I’m digressing, I knew I wanted to read more of his words and given it was a little painful to read about mountains when unable to go, I chose his 2012 book The Old Ways because it’s all about walking mostly in England, and THAT we can most certainly do (and have been doing).

The book it’s all about paths, what they mean, how they’ve been made. It’s about the connection between walking/the land and people.

Paths are the habits of a landscape. They are acts of consensual making. It’s hard to create a footpath on your own…Paths connect. This is their first duty and their chief reason for being. They relate places in a literal sense, and by extension they relate people

I love how it references the poet Edward Thomas as his inspiration because that it exactly how I re-discovered walking, through Thomas’s writing and poems after studying his work last year at College and discovering that he lived around here for a while (near Robert Frost, another one of my favourite poets). Thomas walked everywhere, he walked to get out of himself and his depression but also to find himself, he wrote beautifully about nature and what it meant for him. I love how Macfarlane writes that paths not only connect places to each other, but people too, and the past to the present.

I find it fascinating and must have underlined hundreds of quotes (and checked the dictionary hundreds of time… and there’s me thinking I’ve mastered the English language… ahem)..

“We tend to think of landscapes as affecting us most strongly when we are in them or on them, when they offer us the primary sensations of touch and sight. But there are also the landscapes we bear with us in absentia, those places that live on in memory long after they have withdrawn in actuality, and such places — retreated to most often when we are most remote from them — are among the most important landscapes we possess.” 

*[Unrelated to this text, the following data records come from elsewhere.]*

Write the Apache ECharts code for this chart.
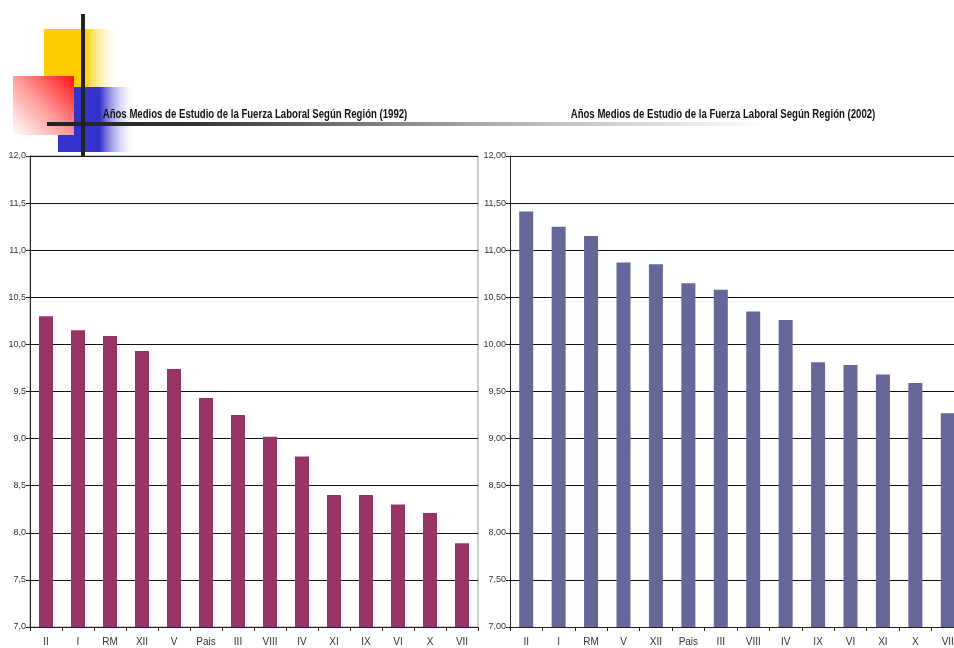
<!DOCTYPE html>
<html><head><meta charset="utf-8">
<script src="https://cdn.jsdelivr.net/npm/echarts@6/dist/echarts.min.js"></script>
<style>html,body{margin:0;padding:0;background:#fff}#c{width:954px;height:648px}</style>
</head><body><div id="c"></div>
<script>
const title1992 = 'Años Medios de Estudio de la Fuerza Laboral Según Región (1992)';
const title2002 = 'Años Medios de Estudio de la Fuerza Laboral Según Región (2002)';
const regions1992 = ['II','I','RM','XII','V','Pais','III','VIII','IV','XI','IX','VI','X','VII'];
const values1992 = [10.30,10.15,10.09,9.93,9.74,9.43,9.25,9.02,8.81,8.40,8.40,8.30,8.21,7.89];
const regions2002 = ['II','I','RM','V','XII','Pais','III','VIII','IV','IX','VI','XI','X','VII'];
const values2002 = [11.41,11.25,11.15,10.87,10.85,10.65,10.58,10.35,10.26,9.81,9.78,9.68,9.59,9.27];
const yMin = 7, yMax = 12, yStep = 0.5;

const FONT = '"Liberation Sans",Arial,sans-serif';
const chart = echarts.init(document.getElementById('c'));

function yAxis(idx, dec) {
  return {
    gridIndex: idx, type: 'value', min: yMin, max: yMax, interval: yStep,
    axisLine: {show: true, lineStyle: {color: '#222', width: 1}},
    axisTick: {show: true, length: 4, lineStyle: {color: '#222'}},
    axisLabel: {fontFamily: FONT, fontSize: 9, color: '#333', margin: 4,
      formatter: v => v.toFixed(dec).replace('.', ',')},
    splitLine: {show: true, lineStyle: {color: '#111', width: 1}}
  };
}
function xAxis(idx, cats) {
  return {
    gridIndex: idx, type: 'category', data: cats,
    axisLine: {show: true, lineStyle: {color: '#222', width: 1}},
    axisTick: {show: true, length: 4, lineStyle: {color: '#222'}},
    axisLabel: {fontFamily: FONT, fontSize: 10, color: '#333', margin: 10, interval: 0}
  };
}
function titleText(txt, cx) {
  return {type: 'text', z: 10, x: cx, y: 115, scaleX: 0.8, scaleY: 1,
    style: {text: txt, x: 0, y: 0, align: 'center', verticalAlign: 'middle',
      font: 'bold 12px ' + FONT, fill: '#111'}};
}

chart.setOption({
  animation: false,
  grid: [
    {left: 30, top: 156, width: 448, height: 471, outerBoundsMode: 'none',
     show: true, borderColor: '#999', borderWidth: 1, backgroundColor: 'transparent'},
    {left: 510, top: 156, width: 454, height: 471, outerBoundsMode: 'none'}
  ],
  xAxis: [xAxis(0, regions1992), xAxis(1, regions2002)],
  yAxis: [yAxis(0, 1), yAxis(1, 2)],
  series: [
    {type: 'bar', xAxisIndex: 0, yAxisIndex: 0, data: values1992, barWidth: 14,
     itemStyle: {color: '#993366'}},
    {type: 'bar', xAxisIndex: 1, yAxisIndex: 1, data: values2002, barWidth: 14,
     itemStyle: {color: '#666699'}}
  ],
  graphic: [
    {type: 'rect', z: 1, shape: {x: 44, y: 29, width: 76, height: 60},
     style: {fill: new echarts.graphic.LinearGradient(0, 0, 1, 0, [
       {offset: 0, color: '#FFCC00'}, {offset: 0.54, color: '#FFCC00'}, {offset: 1, color: 'rgba(255,255,255,0)'}])}},
    {type: 'rect', z: 2, shape: {x: 58, y: 87, width: 79, height: 65},
     style: {fill: new echarts.graphic.LinearGradient(0, 0, 1, 0, [
       {offset: 0, color: '#3333CC'}, {offset: 0.53, color: '#3333CC'}, {offset: 1, color: 'rgba(255,255,255,0)'}])}},
    {type: 'rect', z: 3, shape: {x: 13, y: 76, width: 61, height: 59},
     style: {fill: new echarts.graphic.LinearGradient(1, 0, 0, 1, [
       {offset: 0, color: '#FF1111'}, {offset: 0.5, color: '#FF9999'}, {offset: 1, color: '#FFFFFF'}])}},
    {type: 'rect', z: 4, shape: {x: 47, y: 122, width: 720, height: 4},
     style: {fill: new echarts.graphic.LinearGradient(0, 0, 1, 0, [
       {offset: 0, color: '#222222'}, {offset: 0.2, color: '#333333'}, {offset: 0.6, color: '#aaaaaa'}, {offset: 1, color: '#ffffff'}])}},
    {type: 'rect', z: 5, shape: {x: 81, y: 14, width: 4, height: 143}, style: {fill: '#222222'}},
    titleText(title1992, 255),
    titleText(title2002, 723)
  ]
});
</script></body></html>
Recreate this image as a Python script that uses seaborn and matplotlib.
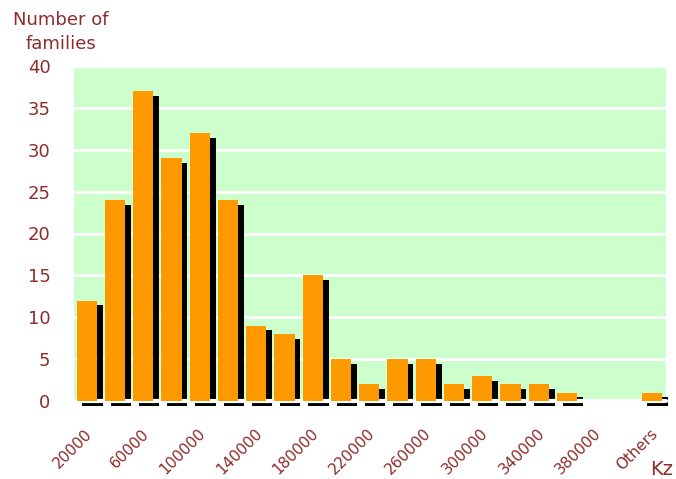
import matplotlib
matplotlib.use("Agg")
import matplotlib.pyplot as plt
import matplotlib.transforms as mtransforms
import seaborn as sns
import pandas as pd

# Family income distribution (number of families per income bracket, Kz)
brackets = ["20000", "40000", "60000", "80000", "100000", "120000", "140000",
            "160000", "180000", "200000", "220000", "240000", "260000", "280000",
            "300000", "320000", "340000", "360000", "380000", "400000", "Others"]
families = [12, 24, 37, 29, 32, 24, 9, 8, 15, 5, 2, 5, 5, 2, 3, 2, 2, 1, 0, 0, 1]
shown_labels = ["20000", "", "60000", "", "100000", "", "140000", "", "180000", "",
                "220000", "", "260000", "", "300000", "", "340000", "", "380000", "",
                "Others"]
y_ticks = [0, 5, 10, 15, 20, 25, 30, 35, 40]

df = pd.DataFrame({"bracket": brackets, "families": families})

sns.set_theme(style="white")
plt.rcParams["font.family"] = ["DejaVu Sans"]

text_color = "#8f2b2b"
bar_color = "#ff9900"
panel_color = "#ccffcc"

fig = plt.figure(figsize=(6.76, 4.79), dpi=100)
ax = fig.add_axes([74 / 676, 1 - 401 / 479, (666 - 74) / 676, (401 - 66) / 479])
ax.set_facecolor(panel_color)

# drop shadow bars, shifted right and down
sns.barplot(data=df, x="bracket", y="families", color="black", saturation=1,
            width=0.72, ax=ax, zorder=2)
shadow_patches = list(ax.patches)
offset = mtransforms.ScaledTranslation(5.7 / 100, -4.8 / 100, fig.dpi_scale_trans)
for p in shadow_patches:
    p.set_transform(ax.transData + offset)
    p.set_clip_on(False)
    p.set_edgecolor("none")

# white gap between the panel and the shadow edge below it
ax.axhline(0, color="white", linewidth=3, zorder=2.5, clip_on=False)

# main bars
sns.barplot(data=df, x="bracket", y="families", color=bar_color, saturation=1,
            width=0.72, ax=ax, zorder=3)
for p in ax.patches[len(shadow_patches):]:
    p.set_edgecolor("none")
    p.set_clip_on(False)

ax.set_xlim(-0.45, 20.5)
ax.set_ylim(0, 40)
ax.set_yticks(y_ticks)
ax.yaxis.grid(True, color="white", linewidth=2, zorder=1)
ax.set_axisbelow(True)
for s in ax.spines.values():
    s.set_visible(False)

ax.set_xticks(range(len(brackets)))
ax.set_xticklabels(shown_labels, rotation=45, ha="right", rotation_mode="anchor",
                   fontsize=11, color=text_color)
ax.tick_params(axis="x", length=0, pad=18)
ax.tick_params(axis="y", length=0, pad=17, labelsize=13, labelcolor=text_color)
shift = mtransforms.ScaledTranslation(-2 / 100, 0, fig.dpi_scale_trans)
for lbl in ax.get_xticklabels():
    lbl.set_transform(lbl.get_transform() + shift)
ax.set_xlabel("")
ax.set_ylabel("")

fig.text(61 / 676, 1 - 11 / 479, "Number of\nfamilies", ha="center", va="top",
         fontsize=13, color=text_color, linespacing=1.45)
fig.text(673 / 676, 1 - 475 / 479, "Kz", ha="right", va="baseline",
         fontsize=14, color=text_color)

fig.savefig("out.png", dpi=100, facecolor="white")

I am always intrigued by how people perceived the sense of the place they inhabit, why some people ‘feel at home’, and more and more by how people interact with the place they live in. I’ve discovered so much about my town, and my area since being unable travel to far away places, since I’ve been forced to slow down. Walking has done that so if you do like the slow, one step at a time, experience you would like this book.

I’ve also realised how utterly ignorant I am about trees and flowers and birds and clouds… you name it… (I’m like ‘oh what a nice… pink flower! what a big tree… sigh…) .. and I bought myself a couple of books on trees and wild flowers!

Thought, like memory, inhabits external things as much as the inner regions of the human brain. When the physical correspondents of thought disappear, then thought, or its possibility, is also lost. When woods and trees are destroyed — incidentally, deliberately — imagination and memory go with them. W.H. Auden knew this. ‘A culture,’ he wrote warningly in 1953, ‘is no better than its woods.

And it really made me want to go walking more and more, further and further.